Applying the foregoing principles, we find that the proposed "Judgement for Borrower" denied by the trial court does not fulfill the requirements for a valid appealable judgment. First, it does not render any determination of the rights of the parties or the merits of the case. Further, we cannot determine from the face of the "Judgement" the party in favor or against whom a ruling was ordered or the specific relief that was denied. We also note that the "Judgement" does not reflect the ruling by the trial court at the February 1, 2018 hearing. Thus, finding that the "Judgement for Borrower" appealed by Ms. Burl is not a valid appealable judgment, this Court's appellate jurisdiction has not been properly invoked and appellant is not entitled as of right to appellate review.

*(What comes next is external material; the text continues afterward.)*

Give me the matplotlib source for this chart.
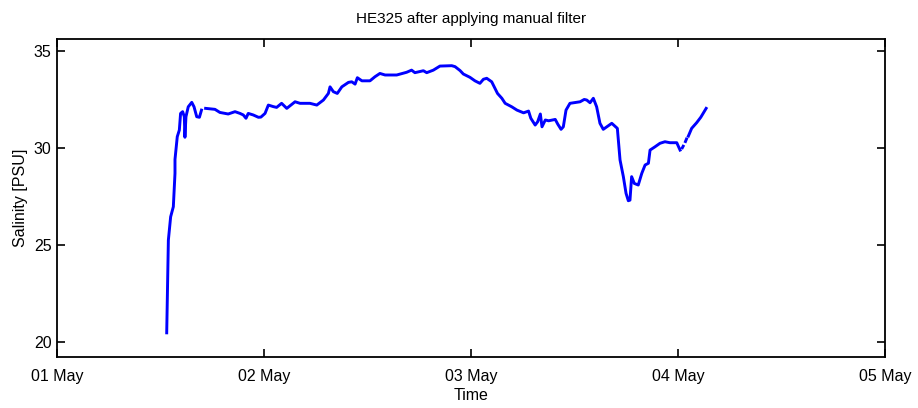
import numpy as np
import matplotlib
matplotlib.use("Agg")
import matplotlib.pyplot as plt

# time in days since 01 May 00:00; NaN marks gaps in the record
days = [0.530, 0.538, 0.549, 0.562, 0.570, 0.570, 0.581, 0.591, 0.597, 0.607,
        0.615, 0.618, 0.623, 0.634, 0.651, 0.662, 0.675, 0.688, 0.698,
        np.nan,
        0.718, 0.763, 0.787, 0.827, 0.860, 0.884, 0.900, 0.913, 0.924, 0.948,
        0.973, 0.985, 1.005, 1.021, 1.045, 1.061, 1.085, 1.110, 1.150, 1.174,
        1.222, 1.255, 1.287, 1.311, 1.319, 1.335, 1.354, 1.376, 1.408, 1.424,
        1.440, 1.451, 1.473, 1.512, 1.536, 1.560, 1.585, 1.641, 1.689, 1.713,
        1.729, 1.770, 1.786, 1.818, 1.850, 1.907, 1.923, 1.947, 1.963, 1.995,
        2.019, 2.043, 2.060, 2.076, 2.100, 2.116, 2.128, 2.149, 2.165, 2.197,
        2.222, 2.254, 2.278, 2.289, 2.310, 2.322, 2.335, 2.343, 2.359, 2.375,
        2.407, 2.419, 2.435, 2.446, 2.459, 2.478, 2.527, 2.547, 2.559, 2.575,
        2.591, 2.607, 2.623, 2.639, 2.680, 2.707, 2.720, 2.736, 2.749, 2.760,
        2.768, 2.776, 2.789, 2.808, 2.825, 2.841, 2.857, 2.865, 2.889, 2.913,
        2.937, 2.961, 2.994, 3.010,
        np.nan, 3.021, 3.025, np.nan, 3.036, 3.041, np.nan,
        3.050, 3.066, 3.090, 3.110, 3.136]
salinity = [20.46, 25.24, 26.44, 26.96, 28.68, 29.40, 30.57, 30.91, 31.77, 31.86,
            31.60, 30.54, 31.60, 32.11, 32.34, 32.11, 31.60, 31.57, 31.94,
            np.nan,
            32.03, 31.98, 31.82, 31.74, 31.86, 31.77, 31.69, 31.52, 31.77, 31.69,
            31.57, 31.58, 31.77, 32.20, 32.12, 32.08, 32.29, 32.03, 32.37, 32.29,
            32.29, 32.20, 32.46, 32.80, 33.14, 32.89, 32.80, 33.14, 33.37, 33.40,
            33.28, 33.61, 33.45, 33.45, 33.66, 33.83, 33.75, 33.75, 33.89, 34.00,
            33.87, 33.97, 33.87, 34.00, 34.21, 34.23, 34.18, 33.98, 33.80, 33.63,
            33.45, 33.32, 33.53, 33.58, 33.40, 33.06, 32.80, 32.55, 32.29, 32.11,
            31.94, 31.80, 31.89, 31.52, 31.17, 31.34, 31.74, 31.08, 31.43, 31.39,
            31.46, 31.22, 30.95, 31.08, 31.94, 32.29, 32.37, 32.49, 32.46, 32.32,
            32.55, 32.11, 31.26, 30.95, 31.26, 31.00, 29.37, 28.51, 27.65, 27.27,
            27.30, 28.51, 28.16, 28.08, 28.68, 29.11, 29.20, 29.88, 30.05, 30.23,
            30.31, 30.26, 30.26, 29.88,
            np.nan, 30.00, 30.08, np.nan, 30.32, 30.45, np.nan,
            30.60, 31.00, 31.29, 31.57, 32.03]

x_ticks = [0, 1, 2, 3, 4]
x_tick_labels = ["01 May", "02 May", "03 May", "04 May", "05 May"]
y_ticks = [20, 25, 30, 35]

plt.rcParams['font.family'] = ['Liberation Sans', 'DejaVu Sans']

fig = plt.figure(figsize=(9.18, 4.08), dpi=100)
ax = fig.add_axes([57/918, 1 - 356.7/408, (885-57)/918, (356.7-39.3)/408])

ax.plot(days, salinity, color=(0, 0, 1), linewidth=2.1, solid_joinstyle='round')

ax.set_xlim(0, 4)
ax.set_ylim(19.23, 35.59)
ax.set_xticks(x_ticks)
ax.set_xticklabels(x_tick_labels)
ax.set_yticks(y_ticks)

ax.tick_params(direction='in', length=6, width=1.2, top=True, right=True,
               labelsize=11.5)
ax.tick_params(axis='x', pad=9)
ax.tick_params(axis='y', pad=4)
for s in ax.spines.values():
    s.set_linewidth(1.3)

ax.set_title("HE325 after applying manual filter", fontsize=11, pad=12)
ax.set_xlabel("Time", fontsize=11.5, labelpad=3)
ax.set_ylabel("Salinity [PSU]", fontsize=11.5, labelpad=4)

fig.savefig("out.png", dpi=100)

In certain cases, when confronted with a judgment in an appellate context that is not final and appealable, this Court has the authority and discretion to convert the appeal to an application for supervisory review. Forstall v. City of New Orleans , 17-0414, pp. 5-6 (La. App. 4 Cir. 1/17/18), 238 So.3d 465, 469. "This Court's discretionary authority, however, is not unlimited." Id. This Court has exercised its discretion to convert the appeal to a writ when the following two conditions are met: (1) the motion for appeal has been filed within the thirty-day time period allowed for the filing of an application for supervisory writs; and (2) when the ruling under review is arguably incorrect and the circumstances indicate that an immediate decision of the issue sought to be appealed is necessary to ensure fundamental fairness and judicial efficiency, such as where the reversal of the ruling would terminate the litigation. Joseph v. Wasserman , 17-0603, p. 8 (La. App. 4 Cir. 1/10/18), 237 So.3d 14, 20 (citing Mandina, Inc. v. O'Brien , 13-0085, pp. 7-8 (La. App. 4 Cir. 7/31/13), 156 So.3d 99, 103-04 ); see also , Rule 4-3, Uniform Rules—Courts of Appeal ; Herlitz Const. Co., Inc. v. Hotel Inv'rs of New Iberia, Inc. , 396 So.2d 878 (La. 1981).
Although the first condition is met here, the second condition is not. As stated previously, the proposed "Judgement" denied by the trial court does not reflect any determination of the rights of the parties or merits of the case. We cannot exercise any supervisory jurisdiction to review a ruling that is not determinable. Consequently, we decline to exercise our supervisory jurisdiction in this matter.
CONCLUSION
We find there is no valid appealable judgment before this Court. Consequently, this Court lacks appellate jurisdiction. In addition, this Court declines to exercise our supervisory jurisdiction. Accordingly, the appeal is dismissed.